From mboxrd@z Thu Jan  1 00:00:00 1970
From: Craig Burley <burley@gnu.org>
To: davem@dm.cobaltmicro.com
Cc: law@cygnus.com, d.love@dl.ac.uk, egcs@cygnus.com
Subject: ix86 double alignment (was Re: egcs-1.1 release schedule)
Date: Mon, 22 Jun 1998 18:20:00 -0000
Message-id: <199806221829.OAA07477@melange.gnu.org>
References: <199806221217.FAA20123@dm.cobaltmicro.com>
X-SW-Source: 1998-06/msg00769.html

>   Date: Sun, 21 Jun 1998 22:31:31 -0600
>   From: Jeffrey A Law <law@cygnus.com>
>
>	   * The ABI is still going to mandate that some doubles in
>	     argument lists are going to be mis-aligned.  We'd have
>	     to arrange to copy them from the arglist into a suitable
>	     stack slot.  This may be more trouble than its worth.
>
>And there are still going to be issues with equivalence statements.

Well, I'm willing to not try to do any special aligning for
EQUIVALENCE and COMMON for now.  If we can just get 64-bit
alignment for stack-allocated VAR_DECLs -- which generally
won't include EQUIVALENCE (and certainly not COMMON) -- we'll
have made a *huge* improvement in g77 performance, especially
its *repeatability* of performance measurements.

(Without this improvement, egcs 1.1 will often appear *substantially*
worse than the combination of g77 0.5.22 and gcc 2.7.2.3 on lots of
widely used Fortran code, assuming users are using -malign-double.)

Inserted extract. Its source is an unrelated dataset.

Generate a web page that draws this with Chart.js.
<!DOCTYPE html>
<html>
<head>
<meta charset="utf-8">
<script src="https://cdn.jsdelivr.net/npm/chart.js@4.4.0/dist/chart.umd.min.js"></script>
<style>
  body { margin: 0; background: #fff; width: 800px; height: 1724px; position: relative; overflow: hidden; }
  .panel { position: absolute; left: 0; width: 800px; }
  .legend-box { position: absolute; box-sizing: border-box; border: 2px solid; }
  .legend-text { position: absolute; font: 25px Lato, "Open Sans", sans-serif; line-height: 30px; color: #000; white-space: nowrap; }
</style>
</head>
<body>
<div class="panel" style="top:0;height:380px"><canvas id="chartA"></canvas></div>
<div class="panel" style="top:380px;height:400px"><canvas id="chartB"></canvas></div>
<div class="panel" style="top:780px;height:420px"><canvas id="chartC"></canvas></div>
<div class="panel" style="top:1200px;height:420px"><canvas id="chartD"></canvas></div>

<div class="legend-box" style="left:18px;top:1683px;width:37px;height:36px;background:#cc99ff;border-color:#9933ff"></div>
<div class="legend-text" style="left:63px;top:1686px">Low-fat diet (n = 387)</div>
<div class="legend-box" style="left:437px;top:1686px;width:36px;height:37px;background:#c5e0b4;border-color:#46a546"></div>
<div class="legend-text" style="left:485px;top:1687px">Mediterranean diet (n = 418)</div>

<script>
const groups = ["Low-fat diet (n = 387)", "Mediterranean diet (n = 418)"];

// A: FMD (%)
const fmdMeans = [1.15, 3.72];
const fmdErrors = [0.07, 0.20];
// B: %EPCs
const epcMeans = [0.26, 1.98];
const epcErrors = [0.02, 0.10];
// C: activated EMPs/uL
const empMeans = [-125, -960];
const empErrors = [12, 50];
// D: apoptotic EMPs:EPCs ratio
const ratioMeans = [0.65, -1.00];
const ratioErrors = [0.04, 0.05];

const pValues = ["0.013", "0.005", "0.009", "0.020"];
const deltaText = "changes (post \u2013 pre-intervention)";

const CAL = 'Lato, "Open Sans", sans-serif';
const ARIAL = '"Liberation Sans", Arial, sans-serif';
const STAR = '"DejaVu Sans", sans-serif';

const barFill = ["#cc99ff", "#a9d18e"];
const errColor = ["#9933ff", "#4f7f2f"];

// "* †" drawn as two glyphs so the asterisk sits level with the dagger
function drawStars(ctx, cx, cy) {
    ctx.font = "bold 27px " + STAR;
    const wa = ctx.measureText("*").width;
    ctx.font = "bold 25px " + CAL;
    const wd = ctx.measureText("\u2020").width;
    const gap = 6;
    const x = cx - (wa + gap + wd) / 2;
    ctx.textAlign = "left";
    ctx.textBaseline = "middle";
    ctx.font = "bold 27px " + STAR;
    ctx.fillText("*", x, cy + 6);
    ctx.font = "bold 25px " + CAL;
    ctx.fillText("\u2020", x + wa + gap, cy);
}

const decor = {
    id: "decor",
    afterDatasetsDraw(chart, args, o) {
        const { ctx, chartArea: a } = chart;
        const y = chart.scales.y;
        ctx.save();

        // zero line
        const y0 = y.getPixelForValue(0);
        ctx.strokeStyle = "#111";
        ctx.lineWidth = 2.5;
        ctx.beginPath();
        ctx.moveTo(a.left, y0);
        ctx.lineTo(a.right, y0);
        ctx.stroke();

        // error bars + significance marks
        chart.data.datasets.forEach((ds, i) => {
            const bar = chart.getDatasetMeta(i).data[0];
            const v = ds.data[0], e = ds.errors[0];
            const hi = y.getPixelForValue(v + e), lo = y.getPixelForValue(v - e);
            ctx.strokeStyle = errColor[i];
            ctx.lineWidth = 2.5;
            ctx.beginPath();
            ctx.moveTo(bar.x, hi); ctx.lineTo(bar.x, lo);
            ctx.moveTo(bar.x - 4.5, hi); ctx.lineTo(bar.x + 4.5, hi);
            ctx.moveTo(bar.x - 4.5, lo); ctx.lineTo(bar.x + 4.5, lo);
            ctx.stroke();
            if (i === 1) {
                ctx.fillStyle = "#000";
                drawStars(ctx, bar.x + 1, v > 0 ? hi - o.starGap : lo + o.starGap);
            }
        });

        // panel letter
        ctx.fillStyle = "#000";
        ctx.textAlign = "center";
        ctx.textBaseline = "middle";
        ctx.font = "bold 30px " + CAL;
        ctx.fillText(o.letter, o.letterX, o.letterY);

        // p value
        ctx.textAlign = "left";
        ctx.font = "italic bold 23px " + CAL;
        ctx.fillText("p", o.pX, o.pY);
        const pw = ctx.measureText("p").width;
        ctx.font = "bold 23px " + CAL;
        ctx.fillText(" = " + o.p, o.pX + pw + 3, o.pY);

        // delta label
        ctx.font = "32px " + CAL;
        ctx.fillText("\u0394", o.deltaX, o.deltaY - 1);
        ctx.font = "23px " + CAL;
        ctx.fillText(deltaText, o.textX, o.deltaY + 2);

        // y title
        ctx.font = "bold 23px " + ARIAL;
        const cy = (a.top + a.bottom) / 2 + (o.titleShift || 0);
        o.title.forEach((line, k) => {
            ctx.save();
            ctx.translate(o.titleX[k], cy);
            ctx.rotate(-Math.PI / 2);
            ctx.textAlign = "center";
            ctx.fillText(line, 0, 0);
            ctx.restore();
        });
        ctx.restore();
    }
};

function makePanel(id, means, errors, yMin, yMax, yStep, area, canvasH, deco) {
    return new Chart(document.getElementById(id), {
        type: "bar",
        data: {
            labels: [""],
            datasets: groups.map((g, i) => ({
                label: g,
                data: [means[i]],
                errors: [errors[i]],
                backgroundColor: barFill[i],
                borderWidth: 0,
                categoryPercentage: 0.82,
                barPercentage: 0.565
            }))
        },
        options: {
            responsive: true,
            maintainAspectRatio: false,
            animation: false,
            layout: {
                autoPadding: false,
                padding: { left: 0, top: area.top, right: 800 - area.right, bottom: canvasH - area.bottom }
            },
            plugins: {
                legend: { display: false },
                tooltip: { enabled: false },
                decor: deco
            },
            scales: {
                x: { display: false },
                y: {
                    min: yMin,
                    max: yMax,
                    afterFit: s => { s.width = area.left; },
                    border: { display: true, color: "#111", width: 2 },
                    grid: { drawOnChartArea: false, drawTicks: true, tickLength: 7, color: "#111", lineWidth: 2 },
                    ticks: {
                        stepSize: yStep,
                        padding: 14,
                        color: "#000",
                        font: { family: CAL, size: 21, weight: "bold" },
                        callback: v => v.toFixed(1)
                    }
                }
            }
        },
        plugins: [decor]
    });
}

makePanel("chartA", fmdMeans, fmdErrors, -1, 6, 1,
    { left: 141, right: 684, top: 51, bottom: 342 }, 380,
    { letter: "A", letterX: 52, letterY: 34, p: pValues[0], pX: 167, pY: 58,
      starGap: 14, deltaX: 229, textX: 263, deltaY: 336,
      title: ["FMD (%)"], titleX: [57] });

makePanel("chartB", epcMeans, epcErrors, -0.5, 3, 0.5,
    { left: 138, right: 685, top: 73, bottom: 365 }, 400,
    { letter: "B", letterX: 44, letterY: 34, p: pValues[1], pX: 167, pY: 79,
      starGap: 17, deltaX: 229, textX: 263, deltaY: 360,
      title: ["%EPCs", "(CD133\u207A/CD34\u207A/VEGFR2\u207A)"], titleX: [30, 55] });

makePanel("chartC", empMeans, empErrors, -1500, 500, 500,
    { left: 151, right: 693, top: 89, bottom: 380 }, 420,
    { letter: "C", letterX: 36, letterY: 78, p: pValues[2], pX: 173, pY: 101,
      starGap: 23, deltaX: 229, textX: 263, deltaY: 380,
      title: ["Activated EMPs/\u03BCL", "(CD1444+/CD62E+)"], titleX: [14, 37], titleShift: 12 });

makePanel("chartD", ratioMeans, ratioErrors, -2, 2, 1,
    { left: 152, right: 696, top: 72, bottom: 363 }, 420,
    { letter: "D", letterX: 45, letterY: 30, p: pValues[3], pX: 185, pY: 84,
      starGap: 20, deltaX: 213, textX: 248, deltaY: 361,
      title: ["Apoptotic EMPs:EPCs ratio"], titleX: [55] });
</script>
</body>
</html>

I hope to have a fairly thorough sample program put together soon
(tomorrow?) to illustrate this, but the simple cases we want
to align for now are like

	subroutine x
	double precision a
	...
	end

and:

	subroutine y(n)
	double precision a(n)
	...
	end

The latter uses automatic arrays (which gcc and g77 support), it'd
be great to get those 64-bit aligned as well.  The former is the
most important thing we *aren't* aligning, currently, even with
`-malign-double'.  (It should be aligned especially if `a' is an
array, of course.)

A case we can't 64-bit align is:

	real r(2)
	double precision d1, d2
	equivalence (r(1),d1)
	equivalence (r(2),d2)

Regardless of whether this is stack, static, or even part of a common
block, we can't 64-bit align both d1 and d2.  (Well, not without
an option to completely change the way we implement Fortran; I wonder
if Sun does that to support weird-but-conforming code on SPARCs,
such as the above.)

What we *can* do is *implement* the above, perhaps warning about
the suboptimal alignment.  That is, there's no reason we can't
go ahead and 32-bit align d1 and d2, so one of them is not
64-bit aligned.  The programmer asked for it, after all!

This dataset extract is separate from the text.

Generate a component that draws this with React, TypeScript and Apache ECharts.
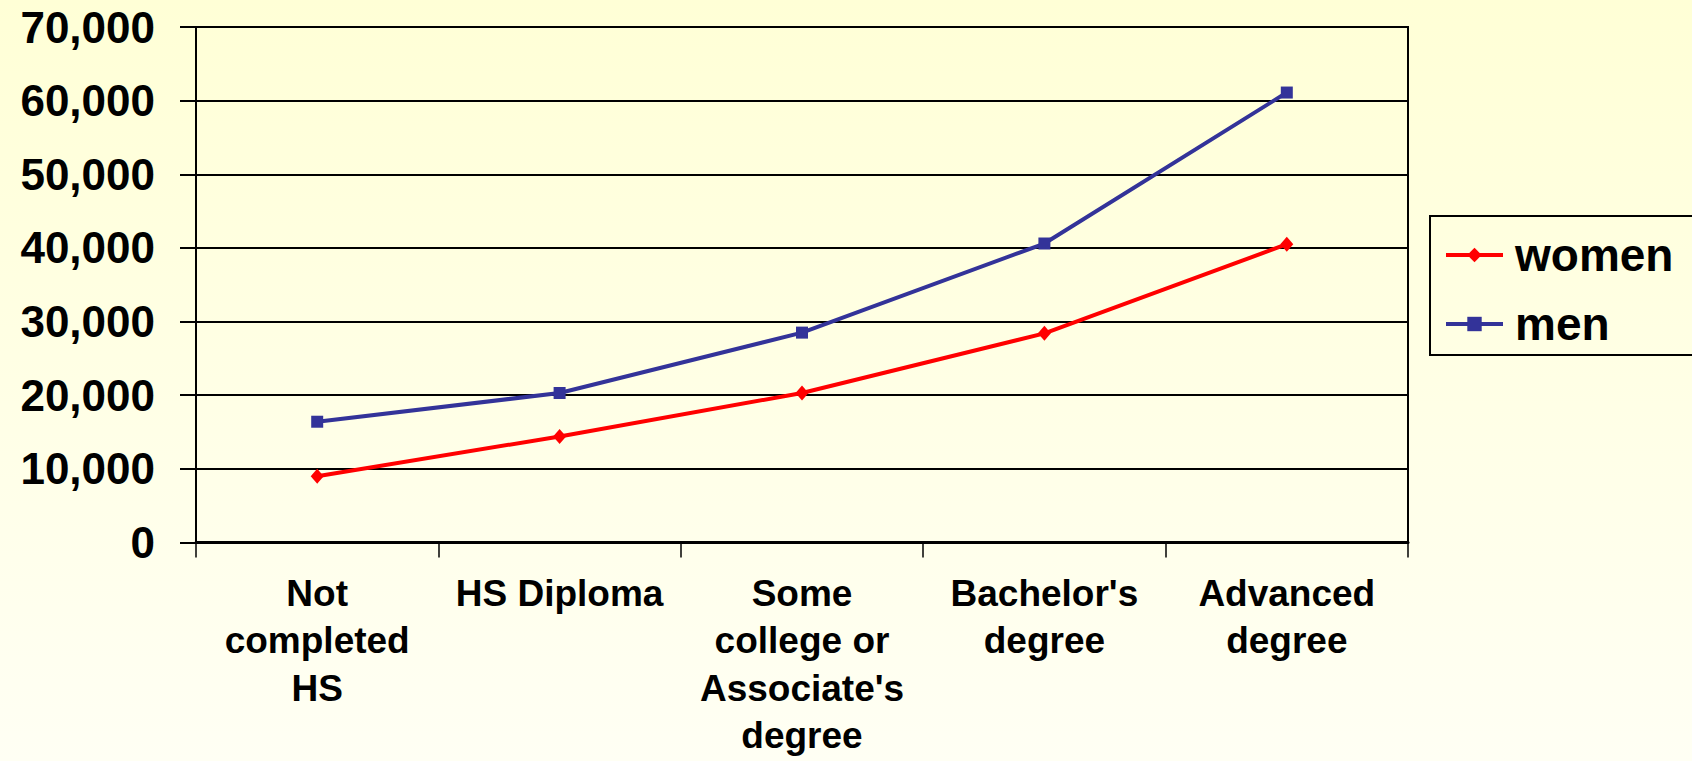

What we can also 64-bit align is this:

	real r(2)
	double precision d
	equivalence (r(2),d)

We can do that because we can see that there are no actual *conflicts*
of alignment.  We can implement this by either inserting a dummy
unused 32-bit variable before r(1) and aligning *that* to a 64-bit
boundary (stack or static, doesn't matter), or, if we have a
smart-enough back end (or linker, for static memory I guess), simply
use a directive that means "align to a 64-bit boundary on bit 32".

But it's not *important* to 64-bit align the above EQUIVALENCE case,
certainly not for egcs 1.1.

And what we also need to continue to support is stuff like

	real r1, r2
	real s(6)
	double precision d1, d2
	common r1, d1, r2, d2
	equivalence (r1,s)

which requires that s(1) overlays r1, s(2) and s(3) overlay d1, s(4)
overlays r2, and s(5) and s(6) overlays d2.

Again, we can do this by seeing that there are no "hard" conflicts
(at the machine or ABI level), and punting (and warning?) over the
fact that the "soft" conflicts (the ideal 64-bit alignment of
double for performance reasons) prevent "ideal" alignment.  Again,
"so what", the programmer has specified no 64-bit alignment, so
we don't give it to him in cases like that -- but we can still
compile correct, and fairly fast, ABI-compatible, code.

Note that I suggested the gcc architecture (machine descriptions,
etc.) be modified to include a more fine-grained expression of
alignment requirements.  E.g. distinguishing hardware requirements
(even instruction requirements, such as `ld' vs. `ldd' on SPARCv8)
from ABI requirements from ideal performance settings.  But this
suggestion was turned down at the time -- some seven years ago!

Maybe it's time we finally got this all "right", and I'm sure
willing to help.  But I think we can only manage to get a bit of
it "right" to improve x86 performance for egcs 1.1.

        tq vm, (burley)